# Tuning of the learning rate for the Adam optimizer using a PiNN on a chaotic Lorenz system

# Combined Bachelor Thesis (NS-320B), June 2022
## Mathematics & Physics and Astronomy
*'Applying Physics-informed Neural Networks to Chaotic Systems of Ordinary Differential Equations'*

**Author:** Martijn Sebastiaan Brouwer (6859488)

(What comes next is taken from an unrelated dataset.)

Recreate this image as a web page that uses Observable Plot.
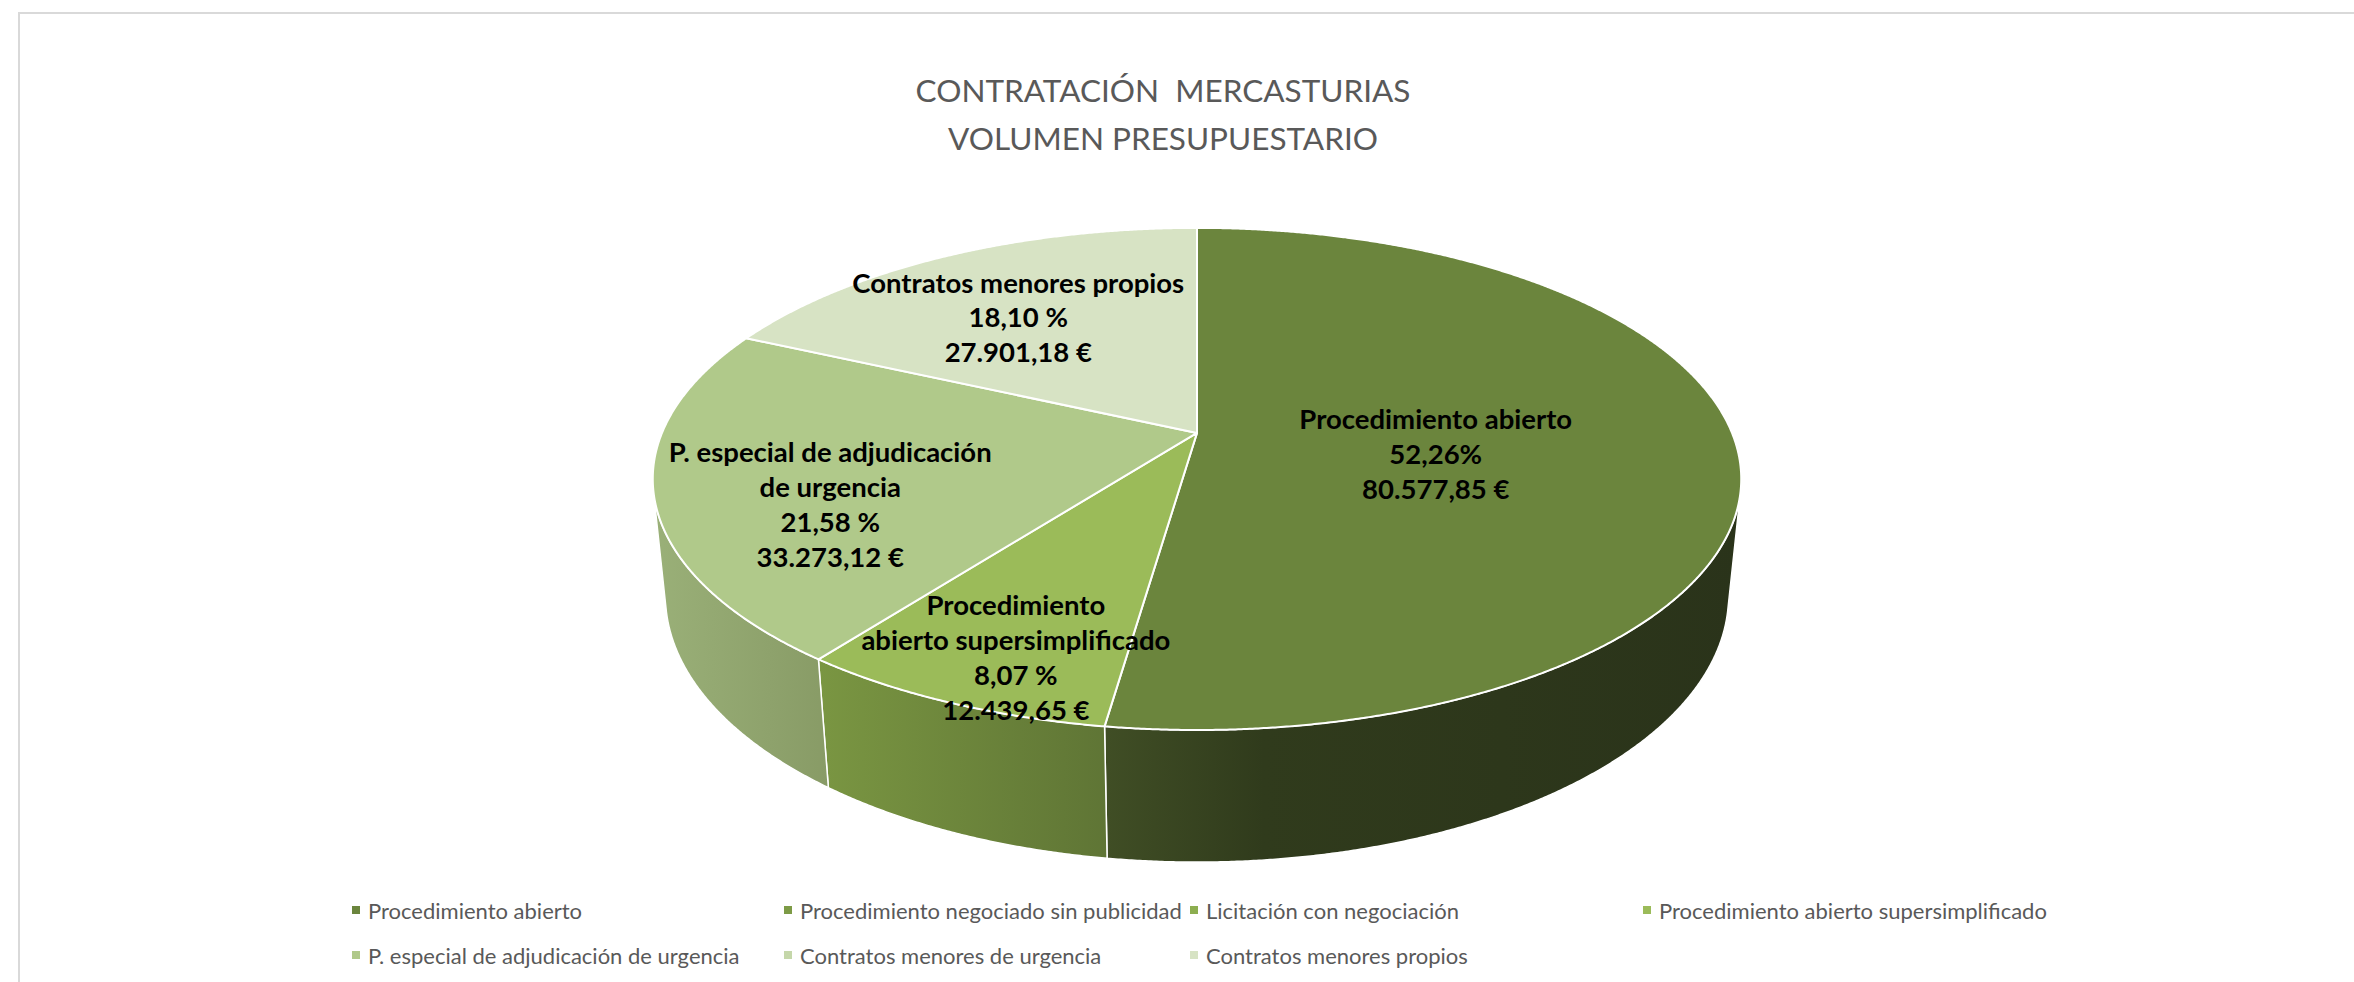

**Mathematics supervisors:** prof. dr. ir. C.W. Oosterlee

**Physics supervisor:** dr. J. de Graaf

**PhD supervisor:** B. Negyesi

In [None]:
# Expected runtime: 16:34:25.883144
!mkdir plots

from PIL import Image
import numpy as np
import torch
import torch.nn as nn
import matplotlib.pyplot as plt
import warnings
from datetime import datetime
time = datetime.now()

warnings.simplefilter(action='ignore', category=FutureWarning)
np.warnings.filterwarnings('ignore', category=np.VisibleDeprecationWarning)

gpu_info = !nvidia-smi
gpu_info = '\n'.join(gpu_info)
if gpu_info.find('failed') >= 0:
    print('Not connected to a GPU')
else:
    print(gpu_info)

#=============================================================================
#============================  Definitions  ==================================
#=============================================================================
# Fully Connected Network ----------------------------------------------------
class FCN(nn.Module): 
    def __init__(self, N_INPUT, N_OUTPUT, N_HIDDEN, N_LAYERS):
        super().__init__()
        activation = nn.Tanh #Specify the used activation function
        self.fc1 = nn.Sequential(*[nn.Linear(N_INPUT, N_HIDDEN), activation()]) #Input to first hidden layer
        self.fc2 = nn.Sequential(*[nn.Sequential(*[nn.Linear(N_HIDDEN, N_HIDDEN), activation()]) for _ in range(N_LAYERS-1)]) #Going through the remaining hidden layers
        self.fc3 = nn.Linear(N_HIDDEN, N_OUTPUT) #Last hidden layer to output layer

    def forward(self, *args):
        if len(args) == 1: #When multiple initial conditions are specified, this will provide the correct shape. 
            x = args[0]
        elif len(np.shape(args[0])) <= 1:
            x = torch.FloatTensor([*args]).T
        else:
            x = torch.FloatTensor(torch.cat([*args], 1))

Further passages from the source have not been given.